There were also young guys from that era who never really panned out: Gavin Floyd, Scott Mathieson, even Michael Bourne, although he found some success elsewhere.

I suspect the Flyers are in the same sort of situation now. And we won't really know what kind of a general manager Ron Hextall is until he has to make the same hard decisions that Pat Gillick had to make after replacing Ed Wade as general manager after the 2005 season. He sent Thome to Chicago for Aaron Rowand, Bourne to Houston for Brad Lidge, Bobby Abreu to the Yankees for minor leaguers – a move that was ripped by the media at the time. He also had some bad deals and signings – Adam Eaton and Freddy Garcia come to mind. But he was fearless.

So far, none of Hextall's trades or signings has been particularly deft.

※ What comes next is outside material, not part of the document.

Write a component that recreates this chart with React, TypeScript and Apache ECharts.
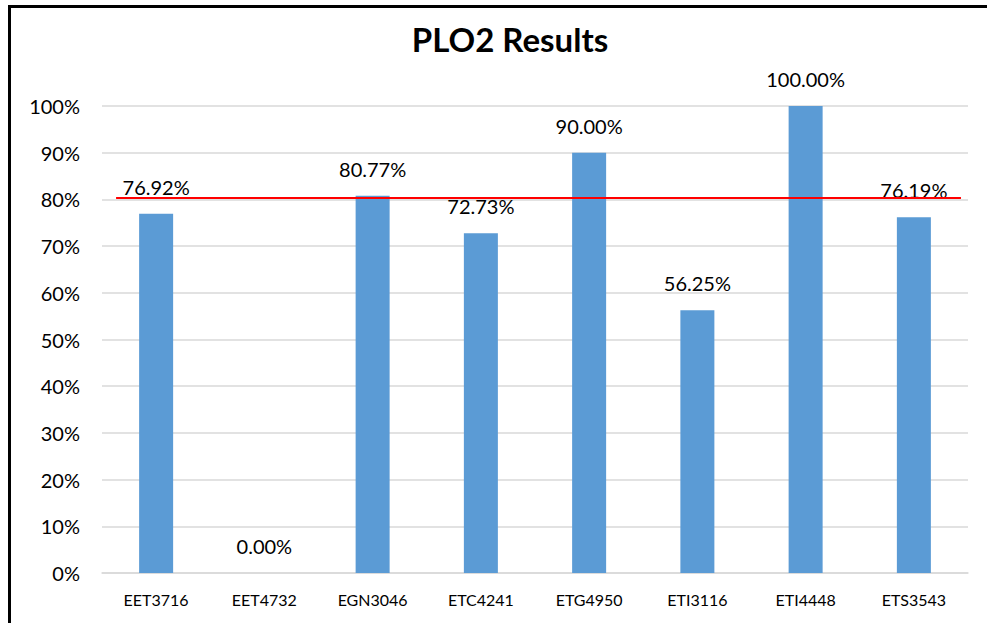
import React, { useEffect, useRef } from "react";
import * as echarts from "echarts";

const categories = ["EET3716", "EET4732", "EGN3046", "ETC4241", "ETG4950", "ETI3116", "ETI4448", "ETS3543"];
const values = [76.92, 0.0, 80.77, 72.73, 90.0, 56.25, 100.0, 76.19];
const targetLine = [[0.13, 80.3], [7.935, 80.3]];
const yTicks = { min: 0, max: 100, interval: 10 };

export default function App() {
  const ref = useRef<HTMLDivElement>(null);
  useEffect(() => {
    if (!ref.current) return;
    const chart = echarts.init(ref.current, null, { renderer: "svg" });
    const font = "Lato, 'Open Sans', sans-serif";
    chart.setOption({
      animation: false,
      textStyle: { fontFamily: font },
      title: {
        text: "PLO2 Results",
        left: 505,
        top: 17,
        textAlign: "center",
        textStyle: { fontSize: 33, fontWeight: "bold", color: "#000", fontFamily: font },
      },
      grid: { left: 102, right: 19, top: 106, bottom: 50, containLabel: false },
      xAxis: [
        {
          type: "category",
          data: categories,
          axisLine: { show: true, lineStyle: { color: "#d9d9d9", width: 1.5 } },
          axisTick: { show: false },
          axisLabel: { fontSize: 16, color: "#000", margin: 18, fontFamily: font },
        },
        { type: "value", min: 0, max: 8, show: false, position: "top" },
      ],
      yAxis: {
        type: "value",
        min: yTicks.min,
        max: yTicks.max,
        interval: yTicks.interval,
        axisLine: { show: false },
        axisTick: { show: false },
        splitLine: { lineStyle: { color: "#d9d9d9", width: 1.5 } },
        axisLabel: { fontSize: 20, color: "#000", margin: 22, formatter: "{value}%", fontFamily: font },
      },
      series: [
        {
          type: "bar",
          data: values,
          barWidth: 34,
          itemStyle: { color: "#5b9bd5" },
          z: 2,
          label: {
            show: true,
            position: "top",
            distance: 17,
            fontSize: 20,
            color: "#000",
            fontFamily: font,
            formatter: (p: any) => p.value.toFixed(2) + "%",
          },
        },
        {
          type: "line",
          xAxisIndex: 1,
          data: targetLine,
          symbol: "none",
          lineStyle: { color: "#ff0000", width: 2 },
          z: 10,
          zlevel: 1,
        },
      ],
    });
    return () => chart.dispose();
  }, []);
  return (
    <div style={{ position: "fixed", left: 0, top: 0, width: 987, height: 623, background: "#fff", overflow: "hidden" }}>
      <div ref={ref} style={{ position: "absolute", left: 0, top: 0, width: 987, height: 623 }} />
      <div
        style={{
          position: "absolute",
          left: 8,
          top: 5,
          width: 1100,
          height: 700,
          border: "3px solid #000",
          pointerEvents: "none",
        }}
      />
    </div>
  );
}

That was Wade's fatal flaw, and it is a big reason Gillick is in baseball's Hall of Fame. Greg Dobbs, Jayson Werth, Jamie Moyer – all were acquired without sacrificing youth. Geoff Jenkins, Eric Bruntlett, Matt Stairs – all added to a team personality of grinders and overachievers without sacrificing anything.

The Flyers are still looking for their personality. And they might look very different when, or if, they finally find one.